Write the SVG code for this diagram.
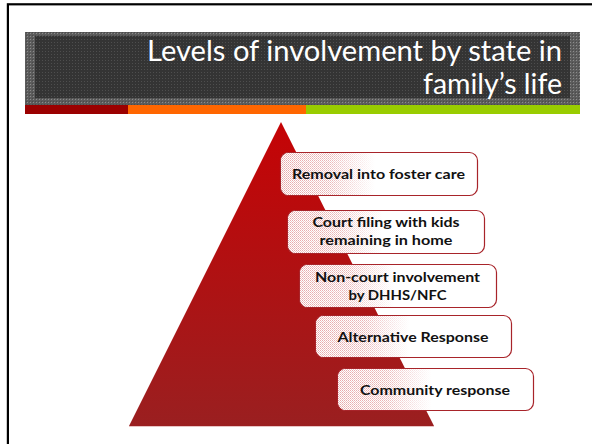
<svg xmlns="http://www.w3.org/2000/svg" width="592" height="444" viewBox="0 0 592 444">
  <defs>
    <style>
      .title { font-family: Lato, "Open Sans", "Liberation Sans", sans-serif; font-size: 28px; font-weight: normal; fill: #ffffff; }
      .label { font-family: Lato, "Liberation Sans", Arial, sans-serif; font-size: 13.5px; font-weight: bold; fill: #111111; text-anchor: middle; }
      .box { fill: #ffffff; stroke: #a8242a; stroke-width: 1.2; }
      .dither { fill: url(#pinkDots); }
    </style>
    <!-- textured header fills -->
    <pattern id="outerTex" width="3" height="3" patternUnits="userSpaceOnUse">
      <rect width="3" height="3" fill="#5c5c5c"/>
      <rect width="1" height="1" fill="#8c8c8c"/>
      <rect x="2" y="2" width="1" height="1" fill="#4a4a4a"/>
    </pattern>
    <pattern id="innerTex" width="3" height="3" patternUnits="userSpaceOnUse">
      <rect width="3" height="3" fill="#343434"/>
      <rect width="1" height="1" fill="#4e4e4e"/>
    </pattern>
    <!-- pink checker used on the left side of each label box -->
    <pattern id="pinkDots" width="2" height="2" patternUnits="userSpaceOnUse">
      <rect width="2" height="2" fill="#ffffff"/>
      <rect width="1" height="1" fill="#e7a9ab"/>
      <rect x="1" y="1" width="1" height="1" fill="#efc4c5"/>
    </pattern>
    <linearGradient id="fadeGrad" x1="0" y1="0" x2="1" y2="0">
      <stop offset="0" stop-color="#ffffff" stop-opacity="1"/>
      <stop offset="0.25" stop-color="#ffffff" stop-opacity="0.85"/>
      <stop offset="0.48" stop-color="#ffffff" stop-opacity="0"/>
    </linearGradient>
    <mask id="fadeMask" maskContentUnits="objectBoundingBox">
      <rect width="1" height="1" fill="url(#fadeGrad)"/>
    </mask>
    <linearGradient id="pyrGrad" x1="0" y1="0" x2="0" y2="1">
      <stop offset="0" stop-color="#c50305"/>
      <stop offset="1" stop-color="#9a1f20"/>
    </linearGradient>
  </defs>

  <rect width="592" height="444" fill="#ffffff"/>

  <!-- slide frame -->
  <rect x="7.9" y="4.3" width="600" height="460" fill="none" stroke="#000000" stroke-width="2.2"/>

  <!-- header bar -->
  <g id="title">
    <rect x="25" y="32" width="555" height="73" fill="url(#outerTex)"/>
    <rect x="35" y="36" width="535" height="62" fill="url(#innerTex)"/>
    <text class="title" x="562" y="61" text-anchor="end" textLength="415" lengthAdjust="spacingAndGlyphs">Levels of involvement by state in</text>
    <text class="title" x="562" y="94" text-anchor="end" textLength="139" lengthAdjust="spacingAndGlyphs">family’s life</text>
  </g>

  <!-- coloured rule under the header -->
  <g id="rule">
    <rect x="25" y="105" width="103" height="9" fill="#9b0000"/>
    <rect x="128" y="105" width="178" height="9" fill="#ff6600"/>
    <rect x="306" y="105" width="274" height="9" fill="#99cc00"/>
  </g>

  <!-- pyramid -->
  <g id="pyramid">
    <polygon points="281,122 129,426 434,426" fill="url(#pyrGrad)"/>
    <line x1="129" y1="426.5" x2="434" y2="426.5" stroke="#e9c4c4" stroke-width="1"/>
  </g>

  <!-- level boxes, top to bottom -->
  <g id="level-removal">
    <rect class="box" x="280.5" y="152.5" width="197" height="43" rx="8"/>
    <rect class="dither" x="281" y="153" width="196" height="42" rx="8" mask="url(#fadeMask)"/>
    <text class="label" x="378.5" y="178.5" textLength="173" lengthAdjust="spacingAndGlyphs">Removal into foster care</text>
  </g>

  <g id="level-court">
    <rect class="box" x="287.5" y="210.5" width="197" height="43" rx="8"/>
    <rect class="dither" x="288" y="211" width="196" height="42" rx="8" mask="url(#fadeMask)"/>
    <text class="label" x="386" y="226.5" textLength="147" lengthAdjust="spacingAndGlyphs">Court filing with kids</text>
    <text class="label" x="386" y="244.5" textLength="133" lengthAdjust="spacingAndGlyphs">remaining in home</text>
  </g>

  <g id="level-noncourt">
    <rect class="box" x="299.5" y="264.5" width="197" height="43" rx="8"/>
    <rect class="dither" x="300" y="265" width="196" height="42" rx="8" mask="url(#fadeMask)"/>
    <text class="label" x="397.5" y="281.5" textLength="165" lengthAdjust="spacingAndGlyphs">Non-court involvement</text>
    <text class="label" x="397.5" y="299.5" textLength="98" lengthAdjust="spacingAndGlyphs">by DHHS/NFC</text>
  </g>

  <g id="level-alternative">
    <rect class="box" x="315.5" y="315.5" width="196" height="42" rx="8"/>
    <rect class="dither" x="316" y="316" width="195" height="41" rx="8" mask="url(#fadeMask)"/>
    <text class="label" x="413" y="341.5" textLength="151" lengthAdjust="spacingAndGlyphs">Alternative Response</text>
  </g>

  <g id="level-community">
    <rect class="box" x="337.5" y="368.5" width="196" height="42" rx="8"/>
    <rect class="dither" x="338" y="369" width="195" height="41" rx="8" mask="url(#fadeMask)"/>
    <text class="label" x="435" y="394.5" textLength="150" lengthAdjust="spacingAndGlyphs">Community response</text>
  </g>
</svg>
········
• **What the task requires**:
Repeat the material exactly as it reads, without any of its pictures.

• **Answer in full**:
Write the SVG code for this diagram.
<svg xmlns="http://www.w3.org/2000/svg" width="592" height="444" viewBox="0 0 592 444">
  <defs>
    <style>
      .title { font-family: Lato, "Open Sans", "Liberation Sans", sans-serif; font-size: 28px; font-weight: normal; fill: #ffffff; }
      .label { font-family: Lato, "Liberation Sans", Arial, sans-serif; font-size: 13.5px; font-weight: bold; fill: #111111; text-anchor: middle; }
      .box { fill: #ffffff; stroke: #a8242a; stroke-width: 1.2; }
      .dither { fill: url(#pinkDots); }
    </style>
    <!-- textured header fills -->
    <pattern id="outerTex" width="3" height="3" patternUnits="userSpaceOnUse">
      <rect width="3" height="3" fill="#5c5c5c"/>
      <rect width="1" height="1" fill="#8c8c8c"/>
      <rect x="2" y="2" width="1" height="1" fill="#4a4a4a"/>
    </pattern>
    <pattern id="innerTex" width="3" height="3" patternUnits="userSpaceOnUse">
      <rect width="3" height="3" fill="#343434"/>
      <rect width="1" height="1" fill="#4e4e4e"/>
    </pattern>
    <!-- pink checker used on the left side of each label box -->
    <pattern id="pinkDots" width="2" height="2" patternUnits="userSpaceOnUse">
      <rect width="2" height="2" fill="#ffffff"/>
      <rect width="1" height="1" fill="#e7a9ab"/>
      <rect x="1" y="1" width="1" height="1" fill="#efc4c5"/>
    </pattern>
    <linearGradient id="fadeGrad" x1="0" y1="0" x2="1" y2="0">
      <stop offset="0" stop-color="#ffffff" stop-opacity="1"/>
      <stop offset="0.25" stop-color="#ffffff" stop-opacity="0.85"/>
      <stop offset="0.48" stop-color="#ffffff" stop-opacity="0"/>
    </linearGradient>
    <mask id="fadeMask" maskContentUnits="objectBoundingBox">
      <rect width="1" height="1" fill="url(#fadeGrad)"/>
    </mask>
    <linearGradient id="pyrGrad" x1="0" y1="0" x2="0" y2="1">
      <stop offset="0" stop-color="#c50305"/>
      <stop offset="1" stop-color="#9a1f20"/>
    </linearGradient>
  </defs>

  <rect width="592" height="444" fill="#ffffff"/>

  <!-- slide frame -->
  <rect x="7.9" y="4.3" width="600" height="460" fill="none" stroke="#000000" stroke-width="2.2"/>

  <!-- header bar -->
  <g id="title">
    <rect x="25" y="32" width="555" height="73" fill="url(#outerTex)"/>
    <rect x="35" y="36" width="535" height="62" fill="url(#innerTex)"/>
    <text class="title" x="562" y="61" text-anchor="end" textLength="415" lengthAdjust="spacingAndGlyphs">Levels of involvement by state in</text>
    <text class="title" x="562" y="94" text-anchor="end" textLength="139" lengthAdjust="spacingAndGlyphs">family’s life</text>
  </g>

  <!-- coloured rule under the header -->
  <g id="rule">
    <rect x="25" y="105" width="103" height="9" fill="#9b0000"/>
    <rect x="128" y="105" width="178" height="9" fill="#ff6600"/>
    <rect x="306" y="105" width="274" height="9" fill="#99cc00"/>
  </g>

  <!-- pyramid -->
  <g id="pyramid">
    <polygon points="281,122 129,426 434,426" fill="url(#pyrGrad)"/>
    <line x1="129" y1="426.5" x2="434" y2="426.5" stroke="#e9c4c4" stroke-width="1"/>
  </g>

  <!-- level boxes, top to bottom -->
  <g id="level-removal">
    <rect class="box" x="280.5" y="152.5" width="197" height="43" rx="8"/>
    <rect class="dither" x="281" y="153" width="196" height="42" rx="8" mask="url(#fadeMask)"/>
    <text class="label" x="378.5" y="178.5" textLength="173" lengthAdjust="spacingAndGlyphs">Removal into foster care</text>
  </g>

  <g id="level-court">
    <rect class="box" x="287.5" y="210.5" width="197" height="43" rx="8"/>
    <rect class="dither" x="288" y="211" width="196" height="42" rx="8" mask="url(#fadeMask)"/>
    <text class="label" x="386" y="226.5" textLength="147" lengthAdjust="spacingAndGlyphs">Court filing with kids</text>
    <text class="label" x="386" y="244.5" textLength="133" lengthAdjust="spacingAndGlyphs">remaining in home</text>
  </g>

  <g id="level-noncourt">
    <rect class="box" x="299.5" y="264.5" width="197" height="43" rx="8"/>
    <rect class="dither" x="300" y="265" width="196" height="42" rx="8" mask="url(#fadeMask)"/>
    <text class="label" x="397.5" y="281.5" textLength="165" lengthAdjust="spacingAndGlyphs">Non-court involvement</text>
    <text class="label" x="397.5" y="299.5" textLength="98" lengthAdjust="spacingAndGlyphs">by DHHS/NFC</text>
  </g>

  <g id="level-alternative">
    <rect class="box" x="315.5" y="315.5" width="196" height="42" rx="8"/>
    <rect class="dither" x="316" y="316" width="195" height="41" rx="8" mask="url(#fadeMask)"/>
    <text class="label" x="413" y="341.5" textLength="151" lengthAdjust="spacingAndGlyphs">Alternative Response</text>
  </g>

  <g id="level-community">
    <rect class="box" x="337.5" y="368.5" width="196" height="42" rx="8"/>
    <rect class="dither" x="338" y="369" width="195" height="41" rx="8" mask="url(#fadeMask)"/>
    <text class="label" x="435" y="394.5" textLength="150" lengthAdjust="spacingAndGlyphs">Community response</text>
  </g>
</svg>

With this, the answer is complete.